The 21-year-old said his struggles were not met with compassion from his church leaders, but instead with indifference and the suggestion that perhaps what he needed was "blessing to cast the evil spirits out."
"I'm still resentful," said Stelter, who also claims to have attempted suicide in the sixth grade.
While the church has historically frowned upon homosexuality, since the 1990s, leaders have softened their stance to differentiate between feelings and actions.
Leaders now say the origins of homosexuality aren't fully understood and disciplinary action or excommunication is typically limited to those found to actually be engaging in homosexual activity.

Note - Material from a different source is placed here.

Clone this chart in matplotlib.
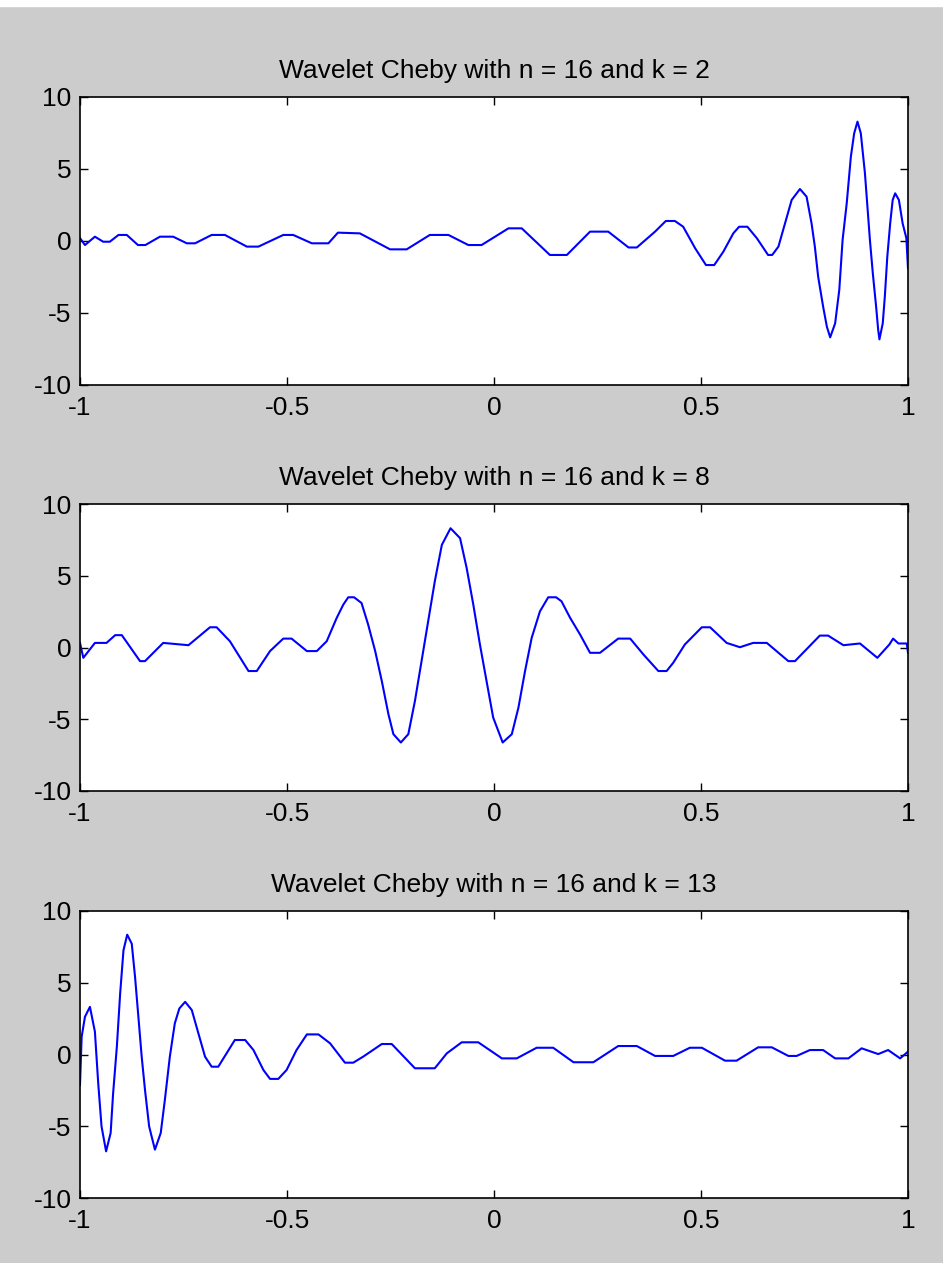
import matplotlib
matplotlib.use("Agg")
import matplotlib.pyplot as plt
from matplotlib.patches import Rectangle

plt.rcParams["font.family"] = ["Liberation Sans", "DejaVu Sans"]

BG = "#cccccc"
BLUE = "#0000ff"

TITLES = ["Wavelet Cheby with n = 16 and k = 2",
          "Wavelet Cheby with n = 16 and k = 8",
          "Wavelet Cheby with n = 16 and k = 13"]
XTICKS = [-1, -0.5, 0, 0.5, 1]
XTICKLABELS = ["-1", "-0.5", "0", "0.5", "1"]
YTICKS = [-10, -5, 0, 5, 10]
YTICKLABELS = ["-10", "-5", "0", "5", "10"]

# k = 2
x_k2 = [-1.0, -0.988, -0.964, -0.944, -0.928, -0.907, -0.887, -0.860, -0.842,
        -0.807, -0.775, -0.742, -0.722, -0.682, -0.650, -0.597, -0.569, -0.509,
        -0.485, -0.440, -0.400, -0.377, -0.324, -0.251, -0.211, -0.155, -0.110,
        -0.062, -0.030, 0.035, 0.067, 0.135, 0.176, 0.232, 0.276, 0.325, 0.345,
        0.389, 0.415, 0.437, 0.457, 0.486, 0.512, 0.532, 0.554, 0.578, 0.592,
        0.612, 0.635, 0.662, 0.672, 0.687, 0.703, 0.719, 0.739, 0.755, 0.767,
        0.775, 0.783, 0.795, 0.804, 0.812, 0.824, 0.834, 0.842, 0.852, 0.862,
        0.870, 0.878, 0.886, 0.896, 0.902, 0.908, 0.915, 0.923, 0.928, 0.931,
        0.939, 0.944, 0.950, 0.957, 0.963, 0.969, 0.978, 0.987, 0.996, 1.0]
y_k2 = [0.2, -0.28, 0.3, -0.05, -0.05, 0.42, 0.42, -0.28, -0.28,
        0.3, 0.3, -0.16, -0.16, 0.42, 0.42, -0.39, -0.39, 0.42,
        0.42, -0.16, -0.16, 0.58, 0.53, -0.58, -0.58, 0.42, 0.42,
        -0.28, -0.28, 0.88, 0.88, -0.97, -0.97, 0.65, 0.65, -0.45, -0.45,
        0.65, 1.39, 1.39, 0.99, -0.51, -1.67, -1.67, -0.74, 0.53, 0.99,
        0.99, 0.19, -0.97, -0.97, -0.39, 1.23, 2.85, 3.61, 3.08, 1.23,
        -0.39, -2.48, -4.56, -5.95, -6.69, -5.72, -3.40, 0.07, 2.62, 5.86,
        7.48, 8.29, 7.48, 4.70, 2.38, 0.07, -2.24, -4.56, -6.18, -6.83,
        -5.72, -3.87, -1.09, 1.23, 2.85, 3.31, 2.85, 1.23, 0.2, -1.9]

# k = 8
x_k8 = [-1.0, -0.992, -0.964, -0.936, -0.915, -0.899, -0.855, -0.843, -0.799,
        -0.738, -0.686, -0.670, -0.638, -0.593, -0.573, -0.541, -0.509, -0.489,
        -0.452, -0.428, -0.404, -0.380, -0.364, -0.352, -0.338, -0.320, -0.304,
        -0.287, -0.271, -0.255, -0.243, -0.225, -0.207, -0.191, -0.175, -0.159,
        -0.143, -0.126, -0.105, -0.082, -0.066, -0.050, -0.034, -0.018, -0.002,
        0.021, 0.043, 0.059, 0.075, 0.091, 0.111, 0.131, 0.150, 0.163, 0.184,
        0.208, 0.232, 0.256, 0.300, 0.329, 0.361, 0.397, 0.417, 0.433, 0.461,
        0.502, 0.522, 0.562, 0.594, 0.626, 0.659, 0.711, 0.727, 0.787, 0.807,
        0.844, 0.884, 0.926, 0.955, 0.964, 0.977, 0.997, 1.0]
y_k8 = [0.32, -0.72, 0.32, 0.32, 0.86, 0.86, -0.95, -0.95, 0.32,
        0.16, 1.41, 1.41, 0.44, -1.64, -1.64, -0.25, 0.62, 0.62,
        -0.25, -0.25, 0.44, 2.06, 2.99, 3.50, 3.50, 3.10, 1.60,
        -0.25, -2.34, -4.65, -6.04, -6.62, -6.04, -3.73, -0.95, 1.83,
        4.61, 7.15, 8.31, 7.62, 5.53, 2.99, 0.21, -2.34, -4.88,
        -6.62, -6.04, -4.19, -1.64, 0.67, 2.52, 3.50, 3.50, 3.22, 2.06,
        0.90, -0.37, -0.37, 0.62, 0.62, -0.49, -1.64, -1.64, -1.06, 0.21,
        1.41, 1.41, 0.32, 0.02, 0.32, 0.32, -0.95, -0.95, 0.83, 0.83,
        0.16, 0.28, -0.72, 0.21, 0.62, 0.28, 0.28, -0.37]

# k = 13
x_k13 = [-1.0, -0.996, -0.988, -0.976, -0.964, -0.956, -0.948, -0.937, -0.926,
         -0.920, -0.911, -0.903, -0.895, -0.886, -0.875, -0.867, -0.859, -0.851,
         -0.843, -0.833, -0.819, -0.805, -0.795, -0.783, -0.771, -0.760, -0.746,
         -0.730, -0.714, -0.698, -0.682, -0.666, -0.646, -0.626, -0.601, -0.581,
         -0.557, -0.541, -0.521, -0.501, -0.477, -0.452, -0.424, -0.396, -0.360,
         -0.340, -0.316, -0.271, -0.247, -0.191, -0.143, -0.114, -0.078, -0.038,
         0.019, 0.055, 0.103, 0.143, 0.192, 0.240, 0.300, 0.345, 0.389, 0.433,
         0.473, 0.502, 0.558, 0.586, 0.638, 0.671, 0.711, 0.731, 0.763, 0.795,
         0.824, 0.856, 0.888, 0.928, 0.952, 0.981, 1.0]
y_k13 = [-2.12, 1.24, 2.63, 3.32, 1.59, -2.0, -5.01, -6.75, -5.47,
         -2.70, 0.54, 4.25, 7.26, 8.35, 7.72, 5.40, 2.63, -0.15,
         -2.47, -5.01, -6.63, -5.47, -3.16, -0.15, 2.17, 3.21, 3.67,
         3.10, 1.47, -0.15, -0.85, -0.85, 0.08, 1.01, 1.01, 0.31,
         -1.08, -1.70, -1.70, -1.08, 0.31, 1.40, 1.40, 0.78, -0.57,
         -0.57, -0.15, 0.73, 0.73, -0.96, -0.96, 0.08, 0.85, 0.85,
         -0.27, -0.27, 0.47, 0.47, -0.54, -0.54, 0.59, 0.59, -0.10, -0.10,
         0.47, 0.47, -0.43, -0.43, 0.50, 0.50, -0.10, -0.10, 0.31, 0.31,
         -0.27, -0.27, 0.43, 0.03, 0.31, -0.27, 0.2]

SERIES = [(x_k2, y_k2), (x_k8, y_k8), (x_k13, y_k13)]

fig = plt.figure(figsize=(9.43, 12.63), dpi=100)
fig.patch.set_facecolor(BG)
fig.add_artist(Rectangle((0, 1 - 6 / 1263), 1, 6 / 1263,
                         transform=fig.transFigure, color="white", zorder=0))

# axes boxes in pixels: (top, bottom)
boxes = [(97, 385), (504, 791), (911, 1198)]
left, right = 80, 908
W, H = 943, 1263

for (top, bot), (xs, ys), title in zip(boxes, SERIES, TITLES):
    ax = fig.add_axes([left / W, 1 - bot / H, (right - left) / W, (bot - top) / H])
    ax.plot(xs, ys, color=BLUE, lw=1.5)
    ax.set_xlim(-1, 1)
    ax.set_ylim(-10, 10)
    ax.set_xticks(XTICKS, XTICKLABELS)
    ax.set_yticks(YTICKS, YTICKLABELS)
    ax.tick_params(direction="in", length=6, width=1, top=True, right=True,
                   labelsize=19, colors="black")
    ax.tick_params(axis="x", pad=8)
    ax.tick_params(axis="y", pad=6)
    for sp in ax.spines.values():
        sp.set_linewidth(1.2)
    ax.set_title(title, fontsize=19, pad=14)

fig.savefig("out.png", dpi=100, facecolor=BG)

"The sin is in yielding to temptation," Church Elder Dallin H. Oaks, a member of the faith's Quorum of Twelve Apostles, said in 2007.
Celibate gays can retain full membership in the faith. Most disciplinary action is left up to individual church bishops.
The church opposes gay marriage - and has worked against political efforts to legalize it - but in 2008 said it does not oppose civil unions or other gay rights legislation as long as those initiatives don't infringe on the traditional family or the constitutional rights of churches.
Mormons have also been counseled by their leaders to reach out to gay Mormons with compassion and love, although some remnants of past attitudes persist.
Last fall, church elder Boyd K. Packer, who is next in line for the faith's presidency, said publicly that he believed gays could change their orientation through prayer. His words prompted a backlash from gay activists who said such remarks were harmful and factually inaccurate.
For Stelter, Packer's words were the endnote to a years-long process that led him to resign his church membership.
"I prayed about it, but every day I would get a sign," said Stelter, who describes himself as a cultural Mormon who remains deeply spiritual. "I'm grateful for my experiences."
For his part, Clayson has found a comfortable space living between faith and sexuality.
"I think I've found a way to balance it out," Clayson said. "I think (the church) instilled in me some core beliefs that I still hold today. I believe that I'm a child of God and I believe that he loves me. That's one belief that is of infinite worth to me.